I’ve never been much of a planner. I like to think that the embarrassingly disproportionate chunk of my life I’ve spent satisfying an insatiable appetite for food media – the hours upon hours poring over countless food blogs and back issues of Food & Wine, the nights I’ve selected At Hoc at Home as an appropriate bedtime story, the many Sundays I’ve played Top Chef as a soundtrack to my stovetop scrubbing – has armed me with a few basic techniques to spice up an improvised weeknight dinner. Though these simple lifted tricks – things like finishing pasta with a raw egg at the end for a silky sauce – mostly serve me well, relying on what’s on hand inevitably means a lot of spaghetti. In fact, my lovely husband of almost six months (?!) likes to say that I have two addictions: pasta and  bell peppers. Frankly, I think we could be doing a lot worse.
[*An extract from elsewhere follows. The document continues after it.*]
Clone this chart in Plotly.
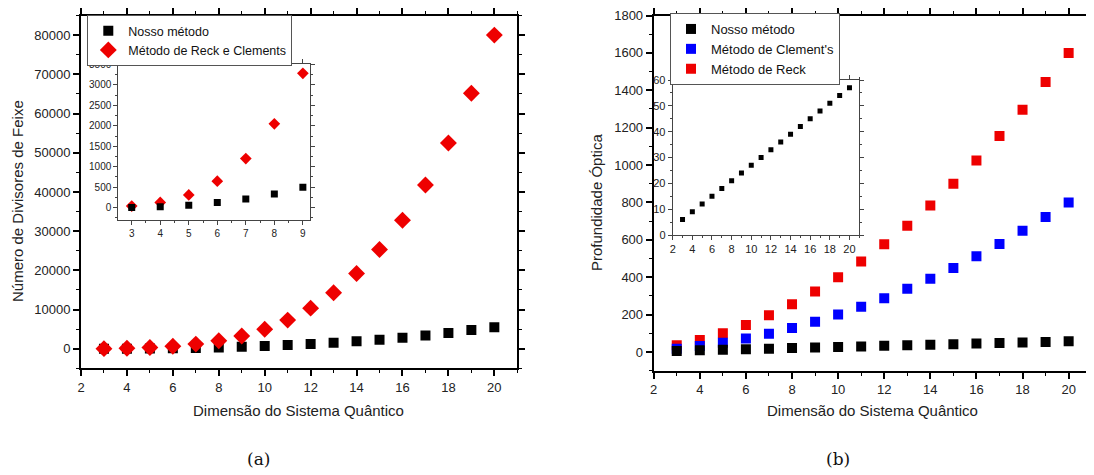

Of course, my noble quest to read every word on food ever written also leads me to recipe gems for which I carefully purchase and plan, like Skinnytaste’s fabulously light Tikka Masala (I do it with shrimp instead of chicken) and Thomas Keller’s beyond perfect roast chicken. What I’m working on now that I’m cooking for two on a regular basis is a little forethought. This is mostly to avoid the embarrassment of a third party knowing I’ve eaten soba noodles with bottom-of-the-crisper, quick-before-they-go-too-bad greens three nights running. Moderation is, I think, an adult skill to master. So I’m now trying to meet in the middle, coming week by week to the realization that keeping chicken breast in the freezer and a reasonable number of versatile veggies on hand (such as, ahem, bell peppers!) can make a well-thought out weekday meal as simple as spontaneous pasta surprise – and at least half the time, more rewarding.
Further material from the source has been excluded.